IBM Research says it is serious about inspiring interest in science. And its latest effort may well achieve that goal.
Several of the company's scientists recently put the finishing touches on "A Boy and His Atom," which has been certified by the Guinness World Records as the world's smallest-ever stop-motion film.
The project involved shooting 250 frames of a story built around a boy who goes on a playful journey involving dancing, bouncing on a trampoline, and playing catch. The noteworthy part? The film was made at the atomic level, using precisely-placed atoms that were manipulated over several days to tell the story.
IBM Research scientists Heinrich Rohrer and Gerd Binnig won the 1986 Nobel Prize in physics for inventing the scanning tunneling microscope, the device used to precisely manipulate the atoms used in making the film. Last year, IBM Research broke new ground by using the scanning tunneling microscope to prove you could store a bit of information with as little as 12 atoms.

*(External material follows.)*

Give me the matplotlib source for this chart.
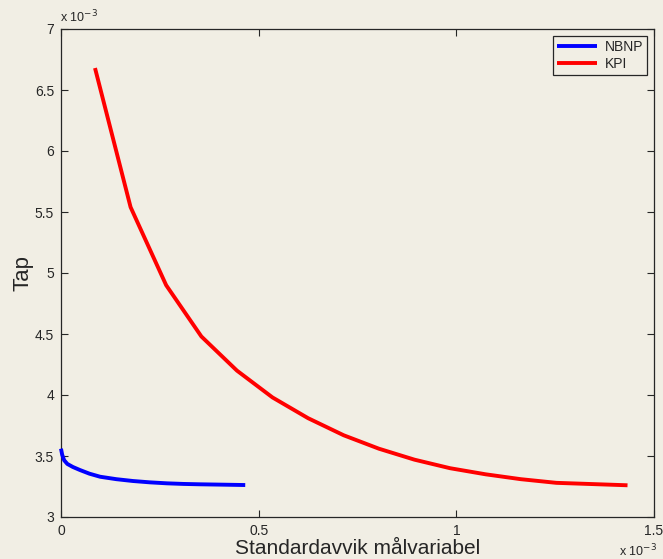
import matplotlib
matplotlib.use("Agg")
import matplotlib.pyplot as plt

plt.rcParams['font.family'] = ['Liberation Sans', 'DejaVu Sans']

# values in units of 1e-3
kpi_x = [0.086, 0.176, 0.266, 0.355, 0.445, 0.535, 0.625, 0.715, 0.804,
         0.894, 0.984, 1.074, 1.163, 1.253, 1.343, 1.433]
kpi_y = [6.68, 5.54, 4.90, 4.48, 4.20, 3.98, 3.81, 3.67, 3.56,
         3.47, 3.40, 3.35, 3.31, 3.28, 3.27, 3.26]

nbnp_x = [0.0, 0.003, 0.008, 0.016, 0.030, 0.048, 0.072, 0.099, 0.14, 0.182,
          0.225, 0.268, 0.31, 0.352, 0.41, 0.466]
nbnp_y = [3.56, 3.51, 3.465, 3.435, 3.41, 3.385, 3.355, 3.33, 3.31, 3.295,
          3.284, 3.276, 3.271, 3.268, 3.265, 3.262]

xticks = [0, 0.5, 1, 1.5]
xticklabels = ['0', '0.5', '1', '1.5']
yticks = [3, 3.5, 4, 4.5, 5, 5.5, 6, 6.5, 7]
yticklabels = ['3', '3.5', '4', '4.5', '5', '5.5', '6', '6.5', '7']

bg = '#F1EEE4'
txt = '#262626'

fig = plt.figure(figsize=(6.63, 5.59), dpi=100, facecolor=bg)
ax = fig.add_axes([61/663, 42/559, (654-61)/663, (517-29)/559])
ax.set_facecolor(bg)

ax.plot(nbnp_x, nbnp_y, color='#0000FF', lw=2.8, label='NBNP', solid_capstyle='butt',
        clip_on=False, zorder=3)
ax.plot(kpi_x, kpi_y, color='#FF0000', lw=2.8, label='KPI', solid_capstyle='butt',
        zorder=3)

ax.set_xlim(0, 1.5)
ax.set_ylim(3, 7)
ax.set_xticks(xticks)
ax.set_xticklabels(xticklabels)
ax.set_yticks(yticks)
ax.set_yticklabels(yticklabels)
ax.tick_params(direction='in', length=5, width=0.8, colors=txt, labelsize=10,
               top=True, right=True, pad=5)
for s in ax.spines.values():
    s.set_color(txt)
    s.set_linewidth(0.9)

ax.set_xlabel('Standardavvik målvariabel', fontsize=15, color=txt, labelpad=1)
ax.set_ylabel('Tap', fontsize=16, color=txt, labelpad=1)

fig.text(60/663, 1 - 17/559, r'x 10$^{-3}$', fontsize=9, color=txt, va='center', ha='left')
fig.text(619/663, 1 - 551/559, r'x 10$^{-3}$', fontsize=9, color=txt, va='center', ha='left')

leg = ax.legend(loc='upper right', fontsize=10, frameon=True, fancybox=False,
                edgecolor=txt, facecolor=bg, framealpha=1, handlelength=2.9,
                borderaxespad=0.5, handletextpad=0.5, borderpad=0.3, labelspacing=0.2)
leg.get_frame().set_linewidth(0.9)
for t in leg.get_texts():
    t.set_color(txt)

fig.savefig('out.png', dpi=100, facecolor=bg)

In order to move the atoms around with such precision, the IBM team used a computer to remotely-operate an extremely sharp needle on a copper surface. The needle is placed just one nanometer (a billionth of a meter) away from the surface, allowing it to physically attract the atoms and molecules on the surface in order to move them around to exactly where they were needed.
Even as IBM Research was using its scanning tunneling microscope to produce imagery for its world-record film, "A boy and his atom," they were also generating images that will be included in the iOS and Android app that will accompany the new feature film, "Star Trek Into Darkness."
IBM researchers placed an extremely sharp needle one nanometer (a billionth of a meter) away from a copper surface in order to move individual atoms around for the production of imagery for the "Star Trek Into Darkness" mobile app. This included the creation of an extremely small USS Enterprise.